On May 2, 1968, a 12-man Special Forces reconnaissance team was inserted by helicopters in a dense jungle area west of Loc Ninh, Vietnam. The team met heavy enemy resistance, and requested emergency extraction. Three helicopters attempted extraction, but were unable to land due to intense enemy fire. Benavidez volunteered to assist in another extraction attempt. He jumped from the hovering helicopter, and ran approximately 75 meters under withering small arms fire to the crippled team.
Despite severe wounds and under intense enemy fire, he carried and dragged half of the wounded team members to the awaiting aircraft. Benavidez was severely wounded by small arms fire in the abdomen and grenade fragments in his back. At nearly the same moment, the aircraft pilot was mortally wounded, and the helicopter crashed. Benavidez made his way back to the wreckage and helped the wounded out of the overturned aircraft and formed a defensive perimeter. He was wounded again just before another extraction helicopter landed.
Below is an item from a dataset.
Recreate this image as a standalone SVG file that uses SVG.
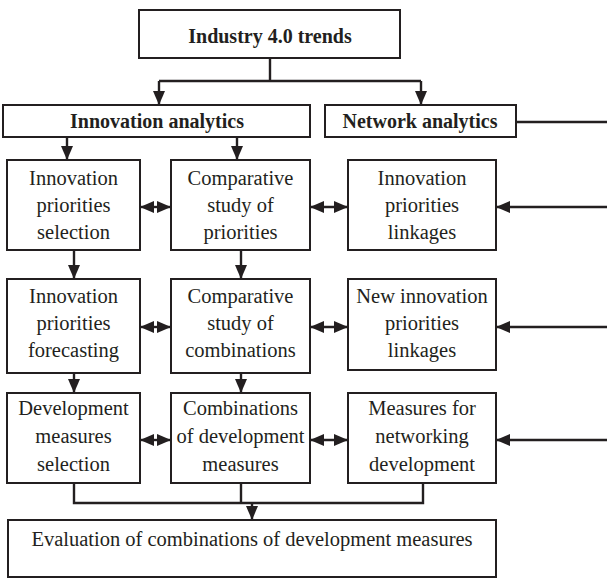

Upon reaching the aircraft, Benavidez spotted and killed two more enemy soldiers. With little strength left, he made one last trip to bring in the remaining wounded. Only then, in extremely serious condition from numerous wounds and loss of blood, did he allow himself to be pulled into the extraction aircraft. His refusal to be stopped despite numerous severe wounds saved the lives of at least eight men. He received the Medal of Honor for these actions. SSGT Beneavidez died after a long illness in 1998.
He said he was so tore up that they though he was dead and left him in his body bag...he said he remembered the extreme hot from laying in the bag on the tarmac, then the cold of the cargoplane, then he said he spit in the eye of the guy fixing to embalm him (that's all he could do)..I wish I could find the picture of the diagram of the wounds he sustained yet kept on fighting!
The point is that this guy was not only "wounded," he was horribly mangled, and he stayed in the fight and survived it at least another 60 years.